Complexity: Medium (deployment infrastructure)

Digital Twin Reconstruction (USD / Omniverse)¶

Why it matters:

Generate structured 3D event reconstructions for replay/forensics
Very cool demo; likely not a practical priority early

Prerequisites:

Accurate depth estimation (Depth Anything V2 already in model zoo)
Camera calibration data
3D scene understanding

Complexity: High (requires significant new infrastructure)

Face Recognition / License Plates (Privacy-Sensitive)¶

Why it matters:

High user value for identifying known vs unknown visitors
Requires careful privacy handling

Current state:

YOLO Face model (41 MB) in model zoo for detection
YOLO License Plate model (656 MB) in model zoo
PaddleOCR (12 MB) for text recognition

What's needed:

Opt-in consent flow and UI
Face/plate database management
Matching confidence thresholds
Data retention policies

Complexity: Medium (models exist, need privacy-aware UX)

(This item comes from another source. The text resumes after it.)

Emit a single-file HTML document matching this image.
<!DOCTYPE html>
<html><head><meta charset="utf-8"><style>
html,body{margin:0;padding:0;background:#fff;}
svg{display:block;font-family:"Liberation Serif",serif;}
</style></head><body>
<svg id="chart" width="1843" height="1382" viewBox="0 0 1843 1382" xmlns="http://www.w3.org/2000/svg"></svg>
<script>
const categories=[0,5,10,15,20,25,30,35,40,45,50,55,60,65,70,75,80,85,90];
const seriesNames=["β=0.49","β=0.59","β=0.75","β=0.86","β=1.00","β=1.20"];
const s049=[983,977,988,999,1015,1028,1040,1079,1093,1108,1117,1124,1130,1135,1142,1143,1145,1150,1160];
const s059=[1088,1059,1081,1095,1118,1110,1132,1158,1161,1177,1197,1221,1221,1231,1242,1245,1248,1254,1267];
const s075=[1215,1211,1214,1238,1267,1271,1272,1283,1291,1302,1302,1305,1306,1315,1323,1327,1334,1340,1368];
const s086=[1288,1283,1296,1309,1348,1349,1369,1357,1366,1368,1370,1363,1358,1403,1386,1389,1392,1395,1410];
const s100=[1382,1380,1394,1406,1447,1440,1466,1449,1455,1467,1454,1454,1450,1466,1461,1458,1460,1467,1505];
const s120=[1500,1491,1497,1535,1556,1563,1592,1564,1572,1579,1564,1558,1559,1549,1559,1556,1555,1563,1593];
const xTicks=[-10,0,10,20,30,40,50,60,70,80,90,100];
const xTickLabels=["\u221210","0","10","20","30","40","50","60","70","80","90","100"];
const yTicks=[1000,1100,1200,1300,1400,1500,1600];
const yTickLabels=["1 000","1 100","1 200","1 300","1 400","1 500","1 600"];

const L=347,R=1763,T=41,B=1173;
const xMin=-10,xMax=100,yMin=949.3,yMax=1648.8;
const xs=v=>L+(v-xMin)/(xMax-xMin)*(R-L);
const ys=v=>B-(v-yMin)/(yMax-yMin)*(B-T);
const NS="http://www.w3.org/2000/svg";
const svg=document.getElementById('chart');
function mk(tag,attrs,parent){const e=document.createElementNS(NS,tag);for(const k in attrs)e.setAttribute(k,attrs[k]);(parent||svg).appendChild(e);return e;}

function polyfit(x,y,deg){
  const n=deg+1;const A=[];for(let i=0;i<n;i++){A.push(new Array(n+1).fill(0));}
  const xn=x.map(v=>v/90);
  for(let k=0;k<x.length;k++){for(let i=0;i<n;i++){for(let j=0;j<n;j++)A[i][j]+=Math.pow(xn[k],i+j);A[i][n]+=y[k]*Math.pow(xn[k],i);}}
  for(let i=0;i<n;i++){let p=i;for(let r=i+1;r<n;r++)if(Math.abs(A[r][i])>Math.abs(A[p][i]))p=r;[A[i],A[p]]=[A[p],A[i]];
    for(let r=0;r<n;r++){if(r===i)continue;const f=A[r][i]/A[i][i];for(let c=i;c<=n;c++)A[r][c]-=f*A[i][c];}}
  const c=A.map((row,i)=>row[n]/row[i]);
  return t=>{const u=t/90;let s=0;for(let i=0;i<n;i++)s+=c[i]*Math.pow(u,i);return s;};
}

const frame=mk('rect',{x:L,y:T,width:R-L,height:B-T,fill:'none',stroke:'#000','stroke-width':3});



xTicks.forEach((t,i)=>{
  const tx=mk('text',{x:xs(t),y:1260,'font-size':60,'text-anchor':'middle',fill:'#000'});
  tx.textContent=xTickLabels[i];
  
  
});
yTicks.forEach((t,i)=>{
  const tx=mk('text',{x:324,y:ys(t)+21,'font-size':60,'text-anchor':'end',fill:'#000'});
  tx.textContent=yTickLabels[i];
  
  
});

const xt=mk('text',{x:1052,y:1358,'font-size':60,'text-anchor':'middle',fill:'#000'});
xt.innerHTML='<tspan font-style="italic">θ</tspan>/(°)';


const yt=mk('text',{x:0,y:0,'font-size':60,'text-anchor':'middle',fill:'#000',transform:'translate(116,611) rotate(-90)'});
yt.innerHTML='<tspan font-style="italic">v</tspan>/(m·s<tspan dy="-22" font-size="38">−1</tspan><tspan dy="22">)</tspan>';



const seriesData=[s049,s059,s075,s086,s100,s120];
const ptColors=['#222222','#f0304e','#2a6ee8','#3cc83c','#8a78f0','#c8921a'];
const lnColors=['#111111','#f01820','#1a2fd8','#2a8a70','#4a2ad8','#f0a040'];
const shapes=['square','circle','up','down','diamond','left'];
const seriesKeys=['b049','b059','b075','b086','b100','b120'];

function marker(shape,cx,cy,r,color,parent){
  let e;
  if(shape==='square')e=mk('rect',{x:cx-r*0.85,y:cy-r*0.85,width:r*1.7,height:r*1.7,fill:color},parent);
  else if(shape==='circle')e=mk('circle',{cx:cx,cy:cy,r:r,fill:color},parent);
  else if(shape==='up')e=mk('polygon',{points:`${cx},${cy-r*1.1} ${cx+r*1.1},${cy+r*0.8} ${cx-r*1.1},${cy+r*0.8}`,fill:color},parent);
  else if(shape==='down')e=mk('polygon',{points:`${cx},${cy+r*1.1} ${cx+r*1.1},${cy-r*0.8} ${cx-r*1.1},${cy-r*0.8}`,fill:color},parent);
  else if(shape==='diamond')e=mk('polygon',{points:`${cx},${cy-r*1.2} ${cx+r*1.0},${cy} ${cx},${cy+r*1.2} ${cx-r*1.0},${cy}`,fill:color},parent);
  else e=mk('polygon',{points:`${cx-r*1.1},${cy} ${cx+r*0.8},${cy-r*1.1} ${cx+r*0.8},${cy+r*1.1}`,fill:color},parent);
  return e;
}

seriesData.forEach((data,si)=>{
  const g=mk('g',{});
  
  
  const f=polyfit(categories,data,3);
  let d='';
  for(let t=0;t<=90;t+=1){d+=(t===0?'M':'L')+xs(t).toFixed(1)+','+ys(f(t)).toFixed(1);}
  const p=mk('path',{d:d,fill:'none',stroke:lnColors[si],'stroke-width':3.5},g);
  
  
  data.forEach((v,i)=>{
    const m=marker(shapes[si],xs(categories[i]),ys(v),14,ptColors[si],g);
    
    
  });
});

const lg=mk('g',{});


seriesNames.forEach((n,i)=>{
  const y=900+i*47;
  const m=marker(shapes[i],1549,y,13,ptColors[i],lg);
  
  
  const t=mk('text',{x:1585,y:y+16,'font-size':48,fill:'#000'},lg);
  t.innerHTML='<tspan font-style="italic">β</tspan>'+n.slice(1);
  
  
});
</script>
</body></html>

Advanced Behavior Analysis¶

Why it matters:

Detect complex behaviors like loitering patterns, tailgating, repeated visits
Goes beyond single-event analysis

Implementation ideas:

Temporal graph of entity movements
Pattern matching on behavior sequences
Long-term entity history

Complexity: High (requires temporal reasoning infrastructure)

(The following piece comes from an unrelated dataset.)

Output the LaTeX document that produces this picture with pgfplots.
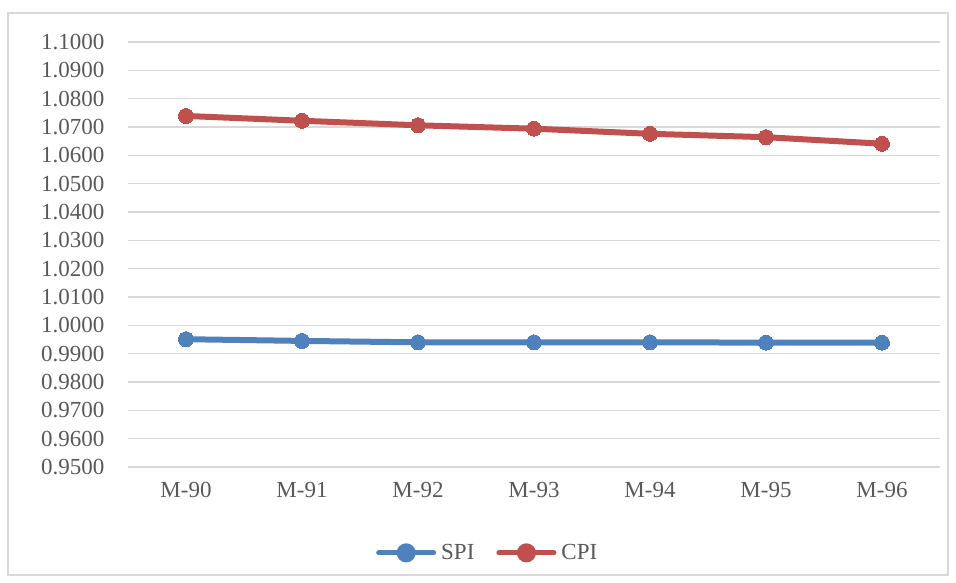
\documentclass[border=0pt]{standalone}
\usepackage{fontspec}
\setmainfont{Liberation Serif}
\usepackage{pgfplots}
\pgfplotsset{compat=1.18}
\definecolor{spiblue}{HTML}{4F81BD}
\definecolor{cpired}{HTML}{C0504D}
\definecolor{gridgray}{HTML}{D9D9D9}
\definecolor{txtgray}{HTML}{595959}
\begin{document}
\begin{tikzpicture}
\begin{axis}[
  scale only axis,
  width=812pt, height=425pt,
  xmin=-0.5, xmax=6.5,
  ymin=0.95, ymax=1.10,
  ytick={0.95,0.96,...,1.105},
  xtick={0,...,6},
  xticklabels={M-90,M-91,M-92,M-93,M-94,M-95,M-96},
  ymajorgrids,
  grid style={gridgray, line width=1.5pt},
  axis line style={draw=none},
  axis x line*=bottom,
  x axis line style={gridgray, line width=1.5pt},
  major tick length=0pt,
  tick label style={font=\fontsize{23}{27}\selectfont, text=txtgray},
  /pgf/number format/.cd, fixed, fixed zerofill, precision=4, assume math mode=true,
  /pgfplots/.cd,
  yticklabel style={xshift=-20pt},
  xticklabel style={yshift=-12pt},
  legend style={draw=none, at={(axis description cs:0.443,-0.202)}, anchor=center,
    font=\fontsize{23}{27}\selectfont, text=txtgray, legend columns=2,
    /tikz/every odd column/.append style={column sep=3pt},
    /tikz/every even column/.append style={column sep=20pt}},
  legend image code/.code={
    \draw[#1, line width=5pt, line cap=round] (0pt,0pt) -- (55pt,0pt);
    \fill[#1] (27.5pt,0pt) circle (6.5pt);},
]
\addplot[spiblue, line width=6pt, mark=*, mark size=7.5pt, mark options={fill=spiblue, draw=spiblue, line width=0pt}]
  coordinates {(0,0.9951) (1,0.9945) (2,0.9940) (3,0.9940) (4,0.9940) (5,0.9939) (6,0.9939)};
\addlegendentry{SPI}
\addplot[cpired, line width=6pt, mark=*, mark size=7.5pt, mark options={fill=cpired, draw=cpired, line width=0pt}]
  coordinates {(0,1.0739) (1,1.0722) (2,1.0706) (3,1.0694) (4,1.0676) (5,1.0664) (6,1.0641)};
\addlegendentry{CPI}
\end{axis}
\path ([shift={(-128pt,-116pt)}]current axis.south west) rectangle ++(956pt,583pt);
\draw[gridgray, line width=1.2pt] ([shift={(-120pt,-108pt)}]current axis.south west) rectangle ([shift={(820pt,454pt)}]current axis.south west);
\end{tikzpicture}
\end{document}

Home Automation Integration¶

Why it matters:

Trigger smart home actions on security events
Integration with Home Assistant, MQTT, etc.

Implementation ideas:

MQTT publisher for events
Home Assistant webhook integration
Custom action rules based on event types

Complexity: Low-Medium (well-defined integration patterns)

How to Pick "What Next" (A Pragmatic Rubric)¶

If you're choosing roadmap work, prioritize items that:

Reduce false positives (already done: zones, anomaly scoring, dedupe)
Reduce time-to-action (already done: alerts, notifications, search)
Increase usability of history (already done: search, timeline)
Reduce operational friction (already done: model downloads, setup, reliability)

The remaining items are truly "nice to have" enhancements. Focus on:

User-requested features - If users are asking for something specific
Privacy-safe wins - Home automation is lower risk than face recognition
Demo value - RAG/chat interface is impressive but complex

Avoid jumping into "big bets" until core stability is proven in production use.